## start DATA
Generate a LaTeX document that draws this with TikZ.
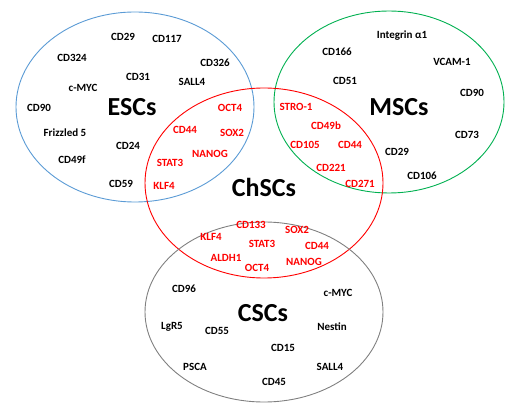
\documentclass[tikz,border=0pt]{standalone}
\usepackage{fontspec}
\setmainfont{Carlito}
\definecolor{escblue}{RGB}{91,155,213}
\definecolor{mscgreen}{RGB}{0,176,80}
\definecolor{chred}{RGB}{255,0,0}
\definecolor{cscgray}{RGB}{128,128,128}
\begin{document}
\begin{tikzpicture}[x=1pt,y=-1pt,
  lab/.style={font=\fontsize{11}{12}\selectfont\bfseries, text=black, inner sep=0pt},
  rlab/.style={lab, text=chred},
  title/.style={font=\fontsize{26}{28}\selectfont\bfseries, inner sep=0pt},
  circ/.style={line width=0.9pt}]
\useasboundingbox (0,0) rectangle (505,403);
% ellipses
\draw[circ, escblue] (135,107) ellipse [x radius=119, y radius=95];
\draw[circ, mscgreen] (389,102) ellipse [x radius=115, y radius=91];
\draw[circ, chred] (264,183) ellipse [x radius=119, y radius=95];
\draw[circ, cscgray] (264,312) ellipse [x radius=119, y radius=90];
% titles
\node[title] (esc) at (132,107) {ESCs};
\node[title] (msc) at (399,107) {MSCs};
\node[title] (chsc) at (264,187) {ChSCs};
\node[title] (csc) at (263,313) {CSCs};
% ESC labels
\node[lab] (e1) at (123,37) {CD29};
\node[lab] (e2) at (167,39) {CD117};
\node[lab] (e3) at (72,58) {CD324};
\node[lab] (e4) at (215,63) {CD326};
\node[lab] (e5) at (138,77) {CD31};
\node[lab] (e6) at (192,82) {SALL4};
\node[lab] (e7) at (83,88) {c-MYC};
\node[lab] (e8) at (39,108) {CD90};
\node[lab] (e9) at (65,133) {Frizzled 5};
\node[lab] (e10) at (128,146) {CD24};
\node[lab] (e11) at (72,160) {CD49f};
\node[lab] (e12) at (121,184) {CD59};
% ESC/ChSC labels
\node[rlab] (ec1) at (230,108) {OCT4};
\node[rlab] (ec2) at (185,130) {CD44};
\node[rlab] (ec3) at (232,133) {SOX2};
\node[rlab] (ec4) at (210,154) {NANOG};
\node[rlab] (ec5) at (170,163) {STAT3};
\node[rlab] (ec6) at (164,186) {KLF4};
% MSC labels
\node[lab] (m1) at (402,36) {Integrin α1};
\node[lab] (m2) at (337,52) {CD166};
\node[lab] (m3) at (452,62) {VCAM-1};
\node[lab] (m4) at (345,81) {CD51};
\node[lab] (m5) at (472,93) {CD90};
\node[lab] (m6) at (467,135) {CD73};
\node[lab] (m7) at (397,152) {CD29};
\node[lab] (m8) at (422,176) {CD106};
% MSC/ChSC labels
\node[rlab] (mc1) at (296,107) {STRO-1};
\node[rlab] (mc2) at (326,126) {CD49b};
\node[rlab] (mc3) at (305,145) {CD105};
\node[rlab] (mc4) at (350,145) {CD44};
\node[rlab] (mc5) at (331,168) {CD221};
\node[rlab] (mc6) at (360,184) {CD271};
% ChSC/CSC labels
\node[rlab] (cc1) at (251,225) {CD133};
\node[rlab] (cc2) at (297,230) {SOX2};
\node[rlab] (cc3) at (211,237) {KLF4};
\node[rlab] (cc4) at (262,244) {STAT3};
\node[rlab] (cc5) at (317,246) {CD44};
\node[rlab] (cc6) at (226,258) {ALDH1};
\node[rlab] (cc7) at (304,262) {NANOG};
\node[rlab] (cc8) at (257,268) {OCT4};
% CSC labels
\node[lab] (c1) at (184,289) {CD96};
\node[lab] (c2) at (338,293) {c-MYC};
\node[lab] (c3) at (172,327) {LgR5};
\node[lab] (c4) at (217,331) {CD55};
\node[lab] (c5) at (332,327) {Nestin};
\node[lab] (c6) at (283,348) {CD15};
\node[lab] (c7) at (195,367) {PSCA};
\node[lab] (c8) at (330,367) {SALL4};
\node[lab] (c9) at (274,382) {CD45};
\end{tikzpicture}
\end{document}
## end DATA
▶ GIVEN EXERCISE
Exclude every picture and copy the remaining data exactly.

▶ THE OUTPUT
Generate a LaTeX document that draws this with TikZ.
\documentclass[tikz,border=0pt]{standalone}
\usepackage{fontspec}
\setmainfont{Carlito}
\definecolor{escblue}{RGB}{91,155,213}
\definecolor{mscgreen}{RGB}{0,176,80}
\definecolor{chred}{RGB}{255,0,0}
\definecolor{cscgray}{RGB}{128,128,128}
\begin{document}
\begin{tikzpicture}[x=1pt,y=-1pt,
  lab/.style={font=\fontsize{11}{12}\selectfont\bfseries, text=black, inner sep=0pt},
  rlab/.style={lab, text=chred},
  title/.style={font=\fontsize{26}{28}\selectfont\bfseries, inner sep=0pt},
  circ/.style={line width=0.9pt}]
\useasboundingbox (0,0) rectangle (505,403);
% ellipses
\draw[circ, escblue] (135,107) ellipse [x radius=119, y radius=95];
\draw[circ, mscgreen] (389,102) ellipse [x radius=115, y radius=91];
\draw[circ, chred] (264,183) ellipse [x radius=119, y radius=95];
\draw[circ, cscgray] (264,312) ellipse [x radius=119, y radius=90];
% titles
\node[title] (esc) at (132,107) {ESCs};
\node[title] (msc) at (399,107) {MSCs};
\node[title] (chsc) at (264,187) {ChSCs};
\node[title] (csc) at (263,313) {CSCs};
% ESC labels
\node[lab] (e1) at (123,37) {CD29};
\node[lab] (e2) at (167,39) {CD117};
\node[lab] (e3) at (72,58) {CD324};
\node[lab] (e4) at (215,63) {CD326};
\node[lab] (e5) at (138,77) {CD31};
\node[lab] (e6) at (192,82) {SALL4};
\node[lab] (e7) at (83,88) {c-MYC};
\node[lab] (e8) at (39,108) {CD90};
\node[lab] (e9) at (65,133) {Frizzled 5};
\node[lab] (e10) at (128,146) {CD24};
\node[lab] (e11) at (72,160) {CD49f};
\node[lab] (e12) at (121,184) {CD59};
% ESC/ChSC labels
\node[rlab] (ec1) at (230,108) {OCT4};
\node[rlab] (ec2) at (185,130) {CD44};
\node[rlab] (ec3) at (232,133) {SOX2};
\node[rlab] (ec4) at (210,154) {NANOG};
\node[rlab] (ec5) at (170,163) {STAT3};
\node[rlab] (ec6) at (164,186) {KLF4};
% MSC labels
\node[lab] (m1) at (402,36) {Integrin α1};
\node[lab] (m2) at (337,52) {CD166};
\node[lab] (m3) at (452,62) {VCAM-1};
\node[lab] (m4) at (345,81) {CD51};
\node[lab] (m5) at (472,93) {CD90};
\node[lab] (m6) at (467,135) {CD73};
\node[lab] (m7) at (397,152) {CD29};
\node[lab] (m8) at (422,176) {CD106};
% MSC/ChSC labels
\node[rlab] (mc1) at (296,107) {STRO-1};
\node[rlab] (mc2) at (326,126) {CD49b};
\node[rlab] (mc3) at (305,145) {CD105};
\node[rlab] (mc4) at (350,145) {CD44};
\node[rlab] (mc5) at (331,168) {CD221};
\node[rlab] (mc6) at (360,184) {CD271};
% ChSC/CSC labels
\node[rlab] (cc1) at (251,225) {CD133};
\node[rlab] (cc2) at (297,230) {SOX2};
\node[rlab] (cc3) at (211,237) {KLF4};
\node[rlab] (cc4) at (262,244) {STAT3};
\node[rlab] (cc5) at (317,246) {CD44};
\node[rlab] (cc6) at (226,258) {ALDH1};
\node[rlab] (cc7) at (304,262) {NANOG};
\node[rlab] (cc8) at (257,268) {OCT4};
% CSC labels
\node[lab] (c1) at (184,289) {CD96};
\node[lab] (c2) at (338,293) {c-MYC};
\node[lab] (c3) at (172,327) {LgR5};
\node[lab] (c4) at (217,331) {CD55};
\node[lab] (c5) at (332,327) {Nestin};
\node[lab] (c6) at (283,348) {CD15};
\node[lab] (c7) at (195,367) {PSCA};
\node[lab] (c8) at (330,367) {SALL4};
\node[lab] (c9) at (274,382) {CD45};
\end{tikzpicture}
\end{document}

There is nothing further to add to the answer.